Meskipun demikian, langkah Bung Hatta dalam mendorong sistem multipartai telah meletakkan fondasi penting bagi demokrasi Indonesia. Meski menghadapi berbagai dinamika, Indonesia tetap berkomitmen pada prinsip demokrasi. Rakyat juga memiliki hak untuk memilih dan dipilih melalui partai-partai politik yang ada.
Sistem Multipartai: Pelajaran dari Sejarah
Seiring berjalannya waktu, Indonesia mengalami perubahan dalam sistem politiknya. Pada era Orde Baru di bawah kepemimpinan Soeharto, misalnya. Sistem multipartai dibatasi dan hanya ada tiga partai yang diizinkan: Golkar, PPP, dan PDI. Namun, semangat sistem multipartai yang diinisiasi oleh Bung Hatta kembali muncul setelah reformasi 1998. Ketika Indonesia mulai membuka diri dan memperkenalkan sistem politik yang lebih demokratis.
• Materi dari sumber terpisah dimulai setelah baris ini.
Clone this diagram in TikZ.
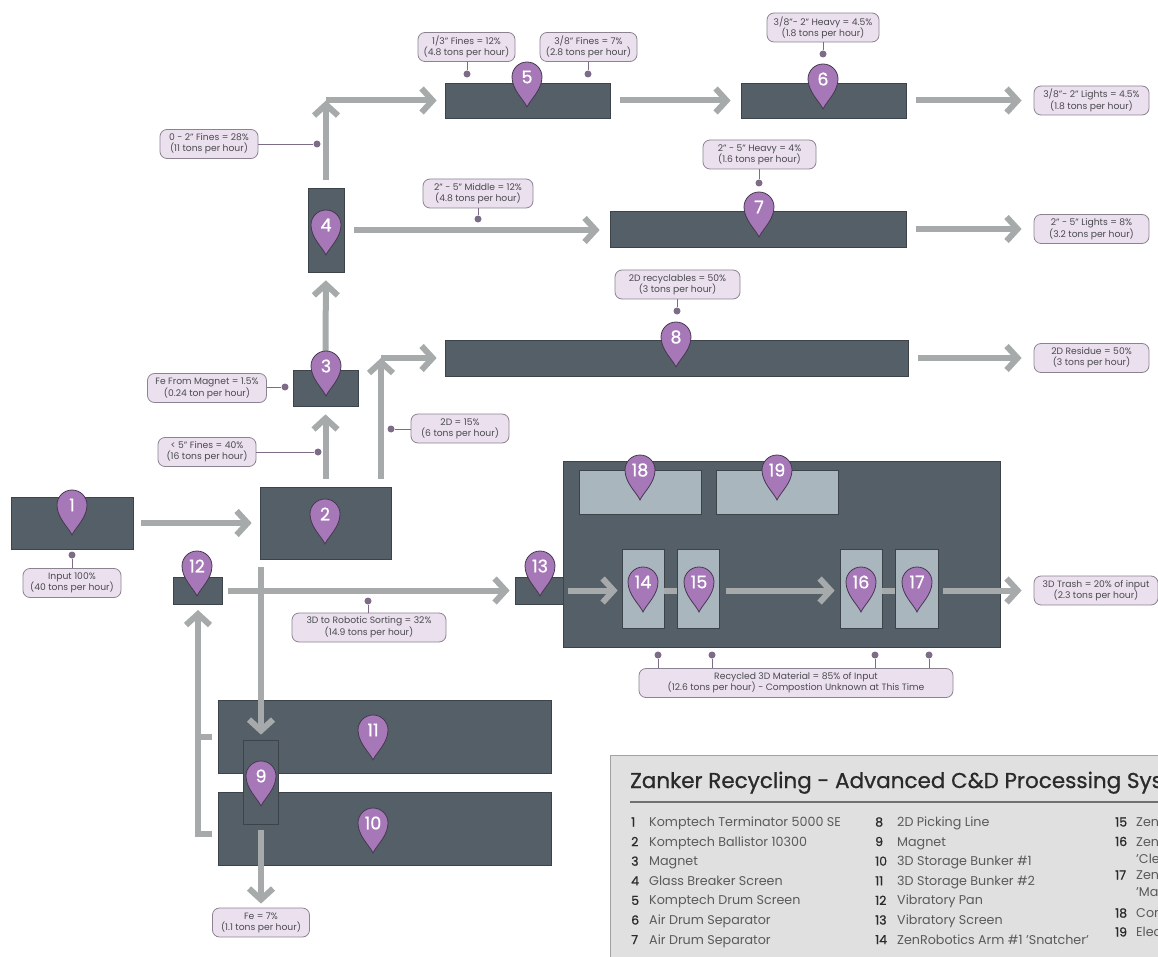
\documentclass[tikz,border=0pt]{standalone}
\usepackage{fontspec}
\setmainfont{Poppins}
\newfontfamily\heavyfont[FakeBold=0.8]{Poppins}
\usetikzlibrary{arrows.meta}
\newcommand{\pinmark}[3]{%
 \path [pinshape,shift={(#2)}] (0,30) .. controls (-3,23) and (-15,13) .. (-15,0) arc (180:360:15) .. controls (15,13) and (3,23) .. (0,30) -- cycle;
 \node (pin#3) [pinnum] at (#2) {#3};}
\tikzset{
 unit/.style 2 args={draw=unitline,fill=unitcolor,line width=0.7pt,minimum width=#1,minimum height=#2,inner sep=0pt},
 robot/.style 2 args={unit={#1}{#2},fill=robotcolor},
 flow/.style={draw=flowcolor,line width=6pt,-{Straight Barb[length=11pt,width=24pt]},shorten <=8pt,shorten >=8pt},
 link/.style={draw=flowcolor,line width=6pt},
 tag/.style={draw=tagline,fill=tagcolor,line width=0.8pt,rounded corners=7pt,align=center,text=textcolor,inner sep=0pt,minimum width=#1,minimum height=29pt,font=\fontsize{9.2}{11}\selectfont},
 tapdot/.style={circle,fill=dotcolor,minimum size=7pt,inner sep=0pt},
 stem/.style={draw=dotcolor,line width=0.8pt},
 pinshape/.style={draw=pinline,fill=pincolor,line width=0.8pt},
 pinnum/.style={text=white,inner sep=0pt,font=\fontsize{17.5}{17.5}\heavyfont},
 legnum/.style={anchor=base west,inner sep=0pt,text=titlecolor,font=\fontsize{12.5}{14}\heavyfont},
 legtext/.style={anchor=base west,inner sep=0pt,text=legendcolor,font=\fontsize{12.7}{14}\selectfont},
}
\begin{document}
\begin{tikzpicture}[x=1pt,y=-1pt]
 \definecolor{unitcolor}{HTML}{555F67}
 \definecolor{unitline}{HTML}{3C4349}
 \definecolor{robotcolor}{HTML}{A9B6BE}
 \definecolor{flowcolor}{HTML}{A6AAAA}
 \definecolor{tagcolor}{HTML}{EBE1EE}
 \definecolor{tagline}{HTML}{8C8391}
 \definecolor{dotcolor}{HTML}{7D6C88}
 \definecolor{pincolor}{HTML}{A678B8}
 \definecolor{pinline}{HTML}{45394F}
 \definecolor{textcolor}{HTML}{4A4A4E}
 \definecolor{panelcolor}{HTML}{E0E0E0}
 \definecolor{panelline}{HTML}{A2A2A2}
 \definecolor{titlecolor}{HTML}{2A2A2A}
 \definecolor{legendcolor}{HTML}{5A5A5A}
 \useasboundingbox (0,0) rectangle (1158,957);
 \clip (0,0) rectangle (1158,957);

 \node (box1) [unit={122pt}{52pt}] at (72,523) {};
 \node (box2) [unit={131pt}{72pt}] at (325.5,523) {};
 \node (box3) [unit={65pt}{36pt}] at (325.5,388) {};
 \node (box4) [unit={36pt}{84pt}] at (326,230) {};
 \node (box5) [unit={165pt}{35pt}] at (527.5,100.5) {};
 \node (box6) [unit={165pt}{35pt}] at (823.5,100.5) {};
 \node (box7) [unit={296pt}{36pt}] at (758,229) {};
 \node (box8) [unit={463pt}{36pt}] at (676.5,358) {};
 \node (box11) [unit={333pt}{73pt}] at (384.5,736.5) {};
 \node (box10) [unit={333pt}{73pt}] at (384.5,828.5) {};
 \node (box9) [unit={35pt}{84pt}] at (261,782) {};
 \node (box12) [unit={49pt}{27pt}] at (197.5,590.5) {};
 \node (box13) [unit={48pt}{27pt}] at (539,590.5) {};
 \node (hall) [unit={437pt}{186pt}] at (781.5,554) {};
 \node (box18) [robot={122pt}{44pt}] at (640,492) {};
 \node (box19) [robot={122pt}{44pt}] at (777,492) {};
 \node (box14) [robot={42pt}{79pt}] at (643,588.5) {};
 \node (box15) [robot={42pt}{79pt}] at (698,588.5) {};
 \node (box16) [robot={42pt}{79pt}] at (861,588.5) {};
 \node (box17) [robot={43pt}{79pt}] at (916.5,588.5) {};

 \node (tagin) [tag=98pt] at (72,583) {Input 100\%\\(40 tons per hour)};
 \node (tagfinesa) [tag=97pt] at (466.5,47) {1/3" Fines = 12\%\\(4.8 tons per hour)};
 \node (tagfinesb) [tag=97pt] at (588.5,47) {3/8" Fines = 7\%\\(2.8 tons per hour)};
 \node (tagheavya) [tag=112pt] at (823,27.5) {3/8"- 2" Heavy = 4.5\%\\(1.8 tons per hour)};
 \node (tagfines) [tag=98pt] at (209,144) {0 - 2" Fines = 28\%\\(11 tons per hour)};
 \node (tagmiddle) [tag=110pt] at (478,193.5) {2" - 5" Middle = 12\%\\(4.8 tons per hour)};
 \node (tagheavyb) [tag=113pt] at (759.5,154.5) {2" - 5" Heavy = 4\%\\(1.6 tons per hour)};
 \node (tagrecyc) [tag=125pt] at (677.5,284.5) {2D recyclables = 50\%\\(3 tons per hour)};
 \node (tagmagnet) [tag=119pt] at (207,388) {Fe From Magnet = 1.5\%\\(0.24 ton per hour)};
 \node (tagsmall) [tag=98pt] at (207,452) {< 5" Fines = 40\%\\(16 tons per hour)};
 \node (tagtwod) [tag=98pt] at (460,428.5) {2D = 15\%\\(6 tons per hour)};
 \node (tagrobot) [tag=154pt] at (369,627.5) {3D to Robotic Sorting = 32\%\\(14.9 tons per hour)};
 \node (tagrecycled) [tag=314pt] at (796,683) {Recycled 3D Material = 85\% of Input\\(12.6 tons per hour) - Compostion Unknown at This Time};
 \node (tagfe) [tag=97pt] at (261,922.5) {Fe = 7\%\\(1.1 tons per hour)};
 \node (taglighta) [tag=115pt] at (1091.5,100.5) {3/8"- 2" Lights = 4.5\%\\(1.8 tons per hour)};
 \node (taglightb) [tag=115pt] at (1091.5,229) {2" - 5" Lights = 8\%\\(3.2 tons per hour)};
 \node (tagresidue) [tag=115pt] at (1091.5,358) {2D Residue = 50\%\\(3 tons per hour)};
 \node (tagtrash) [tag=124pt] at (1096,590.5) {3D Trash = 20\% of input\\(2.3 tons per hour)};

 \coordinate (twodstart) at (381,487);
 \coordinate (twodbend) at (381,358);
 \coordinate (finesbend) at (326,100.5);
 \coordinate (downstart) at (261,559);
 \coordinate (pantop) at (198,604);
 \coordinate (panfoot) at (198,736.5);
 \coordinate (bunkfoot) at (198,834);
 \coordinate (bunkb) at (212,834);
 \coordinate (bunka) at (212,736.5);

 \draw [flow] (box1) -- (box2);
 \draw [flow] (box2) -- (box3);
 \draw [flow] (box3) -- (box4);
 \draw [flow,shorten >=0pt] (box4.north) -- (finesbend);
 \draw [flow,shorten <=0pt] (finesbend) -- (box5.west);
 \draw [flow,shorten <=10pt,shorten >=10pt] (box4.east) -- (box4.east -| box7.west);
 \draw [flow,shorten >=0pt] (twodstart) -- (twodbend);
 \draw [flow,shorten <=0pt] (twodbend) -- (box8.west);
 \draw [flow,shorten <=10pt,shorten >=10pt] (box5.east) -- (box6.west);
 \draw [flow,shorten <=10pt,shorten >=12pt] (box6.east) -- (taglighta.west);
 \draw [flow,shorten <=10pt,shorten >=12pt] (box7.east) -- (taglightb.west);
 \draw [flow,shorten <=10pt,shorten >=12pt] (box8.east) -- (tagresidue.west);
 \draw [flow,shorten >=5pt] (downstart) -- (box9.north);
 \draw [flow,shorten <=6pt,shorten >=4pt] (box9.south) -- (tagfe.north);
 \draw [link] (bunka) -- (panfoot);
 \draw [link] (bunkb) -- (bunkfoot) -- (panfoot);
 \draw [flow,shorten <=0pt,shorten >=6pt] (panfoot) -- (pantop);
 \draw [flow,shorten <=6pt,shorten >=5pt] (box12) -- (box13);
 \draw [flow,shorten <=5pt,shorten >=4pt] (box13.east) -- (box13.east -| box14.west);
 \draw [link] (box14.east |- box13) -- (box15.west |- box13);
 \draw [flow,shorten <=7pt,shorten >=5pt] (box15.east |- box13) -- (box16.west |- box13);
 \draw [link] (box16.east |- box13) -- (box17.west |- box13);
 \draw [flow,shorten <=5pt,shorten >=12pt] (box17.east |- tagtrash) -- (tagtrash.west);

 \node (dotin) [tapdot] at (72,555) {};
 \node (dotfinesa) [tapdot] at (467,74) {};
 \node (dotfinesb) [tapdot] at (588,74) {};
 \node (dotheavya) [tapdot] at (823,54) {};
 \node (dotfines) [tapdot] at (317,144) {};
 \node (dotmiddle) [tapdot] at (478,219) {};
 \node (dotheavyb) [tapdot] at (759,183) {};
 \node (dotrecyc) [tapdot] at (677,311) {};
 \node (dotmagnet) [tapdot] at (285,387) {};
 \node (dotsmall) [tapdot] at (318,452) {};
 \node (dottwod) [tapdot] at (391,429) {};
 \node (dotrobot) [tapdot] at (368,601) {};
 \node (dota) [tapdot] at (658,655) {};
 \node (dotb) [tapdot] at (712,655) {};
 \node (dotc) [tapdot] at (875,655) {};
 \node (dotd) [tapdot] at (929,655) {};
 \foreach \d/\t in {dotin/tagin.north,dotfinesa/tagfinesa.south,dotfinesb/tagfinesb.south,dotheavya/tagheavya.south,dotmiddle/tagmiddle.south,dotheavyb/tagheavyb.south,dotrecyc/tagrecyc.south,dotrobot/tagrobot.north,dota/tagrecycled.north,dotb/tagrecycled.north,dotc/tagrecycled.north,dotd/tagrecycled.north}
  \draw [stem] (\d) -- (\d |- \t);
 \foreach \d/\t in {dotfines/tagfines.east,dotmagnet/tagmagnet.east,dotsmall/tagsmall.east,dottwod/tagtwod.west}
  \draw [stem] (\d) -- (\d -| \t);

 \pinmark{pina}{72,505}{1}
 \pinmark{pinb}{325,514}{2}
 \pinmark{pinc}{326,366}{3}
 \pinmark{pind}{326,225}{4}
 \pinmark{pine}{527,77}{5}
 \pinmark{pinf}{823,79}{6}
 \pinmark{ping}{759,207}{7}
 \pinmark{pinh}{676,337}{8}
 \pinmark{pini}{261,776}{9}
 \pinmark{pinj}{373,823}{10}
 \pinmark{pink}{373,730}{11}
 \pinmark{pinl}{197,566}{12}
 \pinmark{pinm}{540,566}{13}
 \pinmark{pinn}{643,582}{14}
 \pinmark{pino}{699,582}{15}
 \pinmark{pinp}{861,582}{16}
 \pinmark{pinq}{917,582}{17}
 \pinmark{pinr}{640,470}{18}
 \pinmark{pins}{777,470}{19}

 \node (panel) [draw=panelline,fill=panelcolor,line width=1pt,minimum width=580pt,minimum height=230pt,anchor=north west,inner sep=0pt] at (610,755) {};
 \node (title) [anchor=base west,inner sep=0pt,text=titlecolor,font=\fontsize{21.5}{24}\heavyfont] at (630,788) {Zanker Recycling - Advanced C\&D Processing Sys};
 \coordinate (ruleend) at (1158,802);
 \coordinate (rulestart) at (630,802);
 \draw [panelline!70!black,line width=1.2pt] (rulestart) -- (ruleend);

 \foreach \n/\txt [evaluate=\n as \ypos using 826.5+19.6*(\n-1)] in {1/Komptech Terminator 5000 SE,2/Komptech Ballistor 10300,3/Magnet,4/Glass Breaker Screen,5/Komptech Drum Screen,6/Air Drum Separator,7/Air Drum Separator} {
  \node (legnum\n) [legnum] at (631,\ypos) {\n};
  \node (legtext\n) [legtext] at (649,\ypos) {\txt};
 }
 \foreach \n/\txt [evaluate=\n as \ypos using 826.5+19.6*(\n-8)] in {8/2D Picking Line,9/Magnet,10/3D Storage Bunker \#1,11/3D Storage Bunker \#2,12/Vibratory Pan,13/Vibratory Screen,14/ZenRobotics Arm \#1 'Snatcher'} {
  \node (legnum\n) [legnum] at (875,\ypos) {\n};
  \node (legtext\n) [legtext] at (897,\ypos) {\txt};
 }
 \foreach \n/\ypos/\txt in {15/826.5/Zen,16/846/Zen,17/879.5/Zen,18/917.5/Con,19/936.5/Elec} {
  \node (legnum\n) [legnum] at (1115,\ypos) {\n};
  \node (legtext\n) [legtext] at (1136,\ypos) {\txt};
 }
 \node (legmorea) [legtext] at (1136,863) {'Cle};
 \node (legmoreb) [legtext] at (1136,896) {'Ma};
\end{tikzpicture}
\end{document}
Saat ini, Indonesia kembali pada sistem multipartai yang lebih terbuka. Berbagai partai politik dapat berdiri dan berkompetisi dalam pemilihan umum. Meskipun sistem ini masih menghadapi berbagai tantangan, seperti politik uang dan praktik oligarki, prinsip keterwakilan yang diusung oleh Bung Hatta tetap menjadi landasan penting dalam politik Indonesia.
Bung Hatta dan Warisan Sistem Multipartai
Bung Hatta mungkin dikenal sebagai sosok yang tenang dan sederhana, tetapi pemikirannya tentang demokrasi sangatlah visioner. Ia menyadari pentingnya menjaga keberagaman dan memastikan bahwa setiap kelompok masyarakat memiliki tempat dalam politik nasional. Langkahnya dalam membuka jalan bagi sistem multi-partai melalui Maklumat 3 November 1945 menunjukkan komitmennya terhadap prinsip demokrasi yang inklusif dan representatif.
Warisan Bung Hatta dalam sistem multipartai masih terasa hingga hari ini. Meskipun sistem ini menghadapi berbagai dinamika, fondasi yang dibangun olehnya memberikan ruang bagi rakyat Indonesia untuk terus terlibat dalam proses politik. Bung Hatta dan Bung Karno mungkin memiliki pandangan yang berbeda tentang bentuk sistem politik yang paling ideal bagi Indonesia, tetapi keduanya memiliki tujuan yang sama: membangun Indonesia yang merdeka, bersatu, dan demokratis.